Guided by Denis Mitchell, he joined the Penwith Society of Arts in 1957, and the Newlyn Society of Artists. He had his first solo exhibition at the Newlyn Gallery near Penzance in 1959, and his first solo exhibition in London at the St Martin's Gallery in 1962. Retrospectives were held at various venues from 1966 to 2004, particularly at Penwith Gallery in 1966, the Museum of Modern Art in Oxford in 1975, the Royal Cornwall Museum in Truro in 2000, and the Victoria Art Gallery in Bath in 2004. Examples of his work are held by many public galleries. His business affairs were dealt with first by his family and ultimately by trustees, enabling him to concentrate on his art. In the second half of his career a good deal of his work was produced and sold in the form of prints in relatively small signed, numbered editions. Some of these were small hand-made etchings, with which the artist had a 'hands on' creative involvement; others were full size screenprints made by printer-craftsmen 'after' works in other media. The latter certainly render just over twenty of Pearce's original images, with their pure, expansive areas of specific colours, extremely convincingly. Two of the earliest screenprints, 'St Ives All Round' and 'Newlyn All Round' (both 1976) were printed in black line only. A number of one-colour lithographs also exist.

==Death==
Pearce died peacefully at home in St Ives on 11 January 2007. His funeral was held at St Ives Parish Church on 22 January 2007. An exhibition was held at the Tate Gallery, St Ives from 3 February - 13 May 2007. It had been planned in retrospective to his death but became a memorial show.

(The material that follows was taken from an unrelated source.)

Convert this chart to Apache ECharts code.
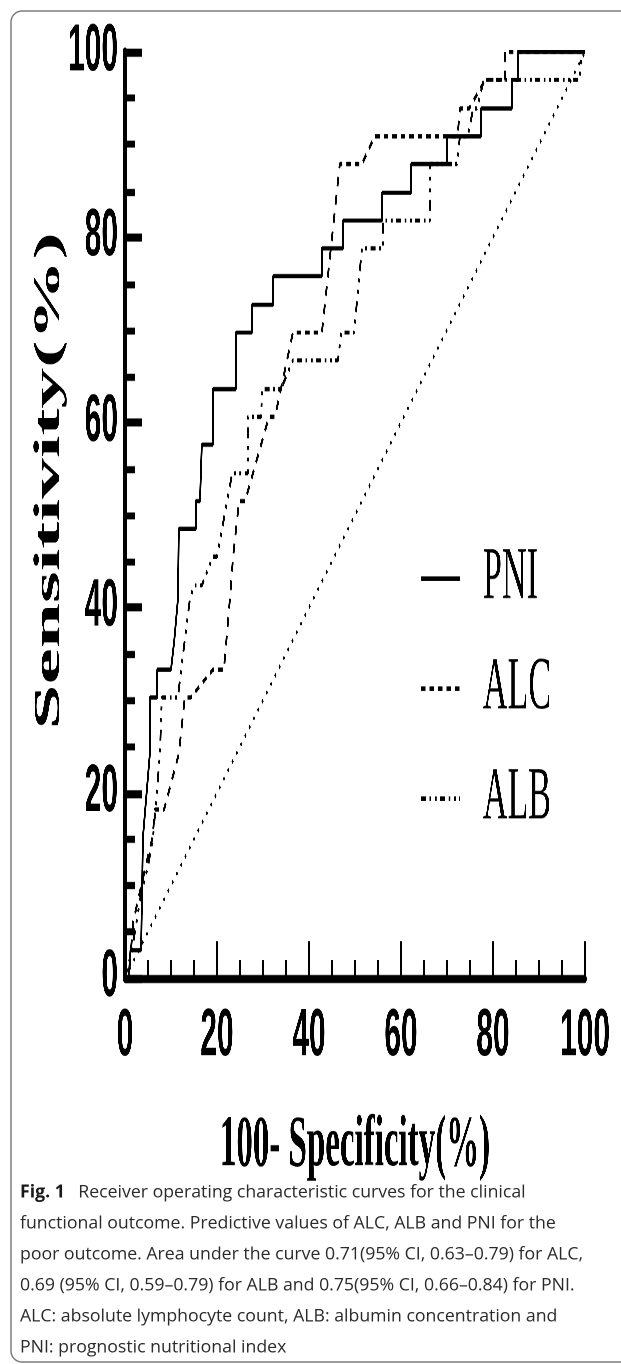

==Paint Collection Information==
The Bryan Pearce Estate gave a collection of his works from the 1950s to 2006 to the Royal Cornwall Museum. These were shown 17 November 2007 – 5 January 2008, at the Museum. Meanwhile, on 12 March 2008, an auction record for a painting by Bryan Pearce was set at Bonham's New Bond Street Auction Room in London when the work "St Ives Harbour 1" (1965), 20" x 46", realised a hammer price of £28,000 (with commission around £33,500). This record was soon broken as, in the following May, Pearce's largest known oil painting, 'Penzance Harbour (all round)', oil on board 20.5" x 60.5", sold for £39000 (with commission around £47,000) at a Penzance auction house, and was destined for the permanent collection at Penlee House, Penzance. In October 2011, his St. Ives (all round) 1977, oil on board 24" x 45½", exceeded the pre-sale top estimate at Christies three times over, selling for £55250 (including buyer's premium) making it the most expensive Pearce to-date.

Several biographies have been published about Bryan Pearce, including Ruth Jones's The Path of the Son (1976), Marion Whybrow's Bryan Pearce: a private view (1985) and Janet Axten's The Artist and His Work (2004).